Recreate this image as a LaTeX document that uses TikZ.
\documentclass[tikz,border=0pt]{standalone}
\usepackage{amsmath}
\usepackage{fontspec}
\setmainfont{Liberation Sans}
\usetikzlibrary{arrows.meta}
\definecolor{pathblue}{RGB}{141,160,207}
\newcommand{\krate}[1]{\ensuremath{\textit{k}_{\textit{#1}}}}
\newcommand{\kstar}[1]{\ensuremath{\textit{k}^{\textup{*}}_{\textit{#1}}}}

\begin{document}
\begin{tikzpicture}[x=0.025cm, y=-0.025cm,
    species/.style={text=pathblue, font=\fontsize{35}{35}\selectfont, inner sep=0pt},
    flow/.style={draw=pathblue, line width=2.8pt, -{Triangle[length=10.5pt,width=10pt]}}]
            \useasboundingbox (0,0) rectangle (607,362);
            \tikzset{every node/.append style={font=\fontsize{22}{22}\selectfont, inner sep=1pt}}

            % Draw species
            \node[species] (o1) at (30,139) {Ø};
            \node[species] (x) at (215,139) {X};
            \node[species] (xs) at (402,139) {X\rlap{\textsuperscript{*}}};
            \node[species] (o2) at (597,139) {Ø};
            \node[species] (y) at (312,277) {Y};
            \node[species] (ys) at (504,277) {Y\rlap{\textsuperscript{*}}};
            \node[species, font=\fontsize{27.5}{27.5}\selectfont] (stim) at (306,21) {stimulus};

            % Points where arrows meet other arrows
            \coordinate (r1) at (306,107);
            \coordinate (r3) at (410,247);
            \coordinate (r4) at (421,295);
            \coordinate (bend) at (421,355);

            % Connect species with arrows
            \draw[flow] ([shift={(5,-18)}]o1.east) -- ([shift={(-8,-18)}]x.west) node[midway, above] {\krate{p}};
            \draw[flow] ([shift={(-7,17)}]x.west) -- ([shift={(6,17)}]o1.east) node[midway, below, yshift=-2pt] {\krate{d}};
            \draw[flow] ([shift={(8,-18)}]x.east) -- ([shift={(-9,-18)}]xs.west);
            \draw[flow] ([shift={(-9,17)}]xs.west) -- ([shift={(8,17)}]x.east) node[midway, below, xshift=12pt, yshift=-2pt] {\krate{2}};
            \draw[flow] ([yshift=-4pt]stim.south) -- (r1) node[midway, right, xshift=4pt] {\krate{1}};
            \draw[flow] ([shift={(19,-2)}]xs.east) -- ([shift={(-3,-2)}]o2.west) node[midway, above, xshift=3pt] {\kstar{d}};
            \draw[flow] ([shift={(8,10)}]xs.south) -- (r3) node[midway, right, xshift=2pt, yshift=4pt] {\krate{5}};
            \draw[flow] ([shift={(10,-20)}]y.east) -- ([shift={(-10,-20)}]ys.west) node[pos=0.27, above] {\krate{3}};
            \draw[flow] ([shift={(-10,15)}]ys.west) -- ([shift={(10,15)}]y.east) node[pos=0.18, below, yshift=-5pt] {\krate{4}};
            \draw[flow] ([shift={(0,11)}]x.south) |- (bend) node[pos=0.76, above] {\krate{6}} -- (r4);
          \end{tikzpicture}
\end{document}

→ **What the task asks**
Extract each line from the listing above, please, and repeat it exactly.

→ **The response**
Recreate this image as a LaTeX document that uses TikZ.
\documentclass[tikz,border=0pt]{standalone}
\usepackage{amsmath}
\usepackage{fontspec}
\setmainfont{Liberation Sans}
\usetikzlibrary{arrows.meta}
\definecolor{pathblue}{RGB}{141,160,207}
\newcommand{\krate}[1]{\ensuremath{\textit{k}_{\textit{#1}}}}
\newcommand{\kstar}[1]{\ensuremath{\textit{k}^{\textup{*}}_{\textit{#1}}}}

\begin{document}
\begin{tikzpicture}[x=0.025cm, y=-0.025cm,
    species/.style={text=pathblue, font=\fontsize{35}{35}\selectfont, inner sep=0pt},
    flow/.style={draw=pathblue, line width=2.8pt, -{Triangle[length=10.5pt,width=10pt]}}]
            \useasboundingbox (0,0) rectangle (607,362);
            \tikzset{every node/.append style={font=\fontsize{22}{22}\selectfont, inner sep=1pt}}

            % Draw species
            \node[species] (o1) at (30,139) {Ø};
            \node[species] (x) at (215,139) {X};
            \node[species] (xs) at (402,139) {X\rlap{\textsuperscript{*}}};
            \node[species] (o2) at (597,139) {Ø};
            \node[species] (y) at (312,277) {Y};
            \node[species] (ys) at (504,277) {Y\rlap{\textsuperscript{*}}};
            \node[species, font=\fontsize{27.5}{27.5}\selectfont] (stim) at (306,21) {stimulus};

            % Points where arrows meet other arrows
            \coordinate (r1) at (306,107);
            \coordinate (r3) at (410,247);
            \coordinate (r4) at (421,295);
            \coordinate (bend) at (421,355);

            % Connect species with arrows
            \draw[flow] ([shift={(5,-18)}]o1.east) -- ([shift={(-8,-18)}]x.west) node[midway, above] {\krate{p}};
            \draw[flow] ([shift={(-7,17)}]x.west) -- ([shift={(6,17)}]o1.east) node[midway, below, yshift=-2pt] {\krate{d}};
            \draw[flow] ([shift={(8,-18)}]x.east) -- ([shift={(-9,-18)}]xs.west);
            \draw[flow] ([shift={(-9,17)}]xs.west) -- ([shift={(8,17)}]x.east) node[midway, below, xshift=12pt, yshift=-2pt] {\krate{2}};
            \draw[flow] ([yshift=-4pt]stim.south) -- (r1) node[midway, right, xshift=4pt] {\krate{1}};
            \draw[flow] ([shift={(19,-2)}]xs.east) -- ([shift={(-3,-2)}]o2.west) node[midway, above, xshift=3pt] {\kstar{d}};
            \draw[flow] ([shift={(8,10)}]xs.south) -- (r3) node[midway, right, xshift=2pt, yshift=4pt] {\krate{5}};
            \draw[flow] ([shift={(10,-20)}]y.east) -- ([shift={(-10,-20)}]ys.west) node[pos=0.27, above] {\krate{3}};
            \draw[flow] ([shift={(-10,15)}]ys.west) -- ([shift={(10,15)}]y.east) node[pos=0.18, below, yshift=-5pt] {\krate{4}};
            \draw[flow] ([shift={(0,11)}]x.south) |- (bend) node[pos=0.76, above] {\krate{6}} -- (r4);
          \end{tikzpicture}
\end{document}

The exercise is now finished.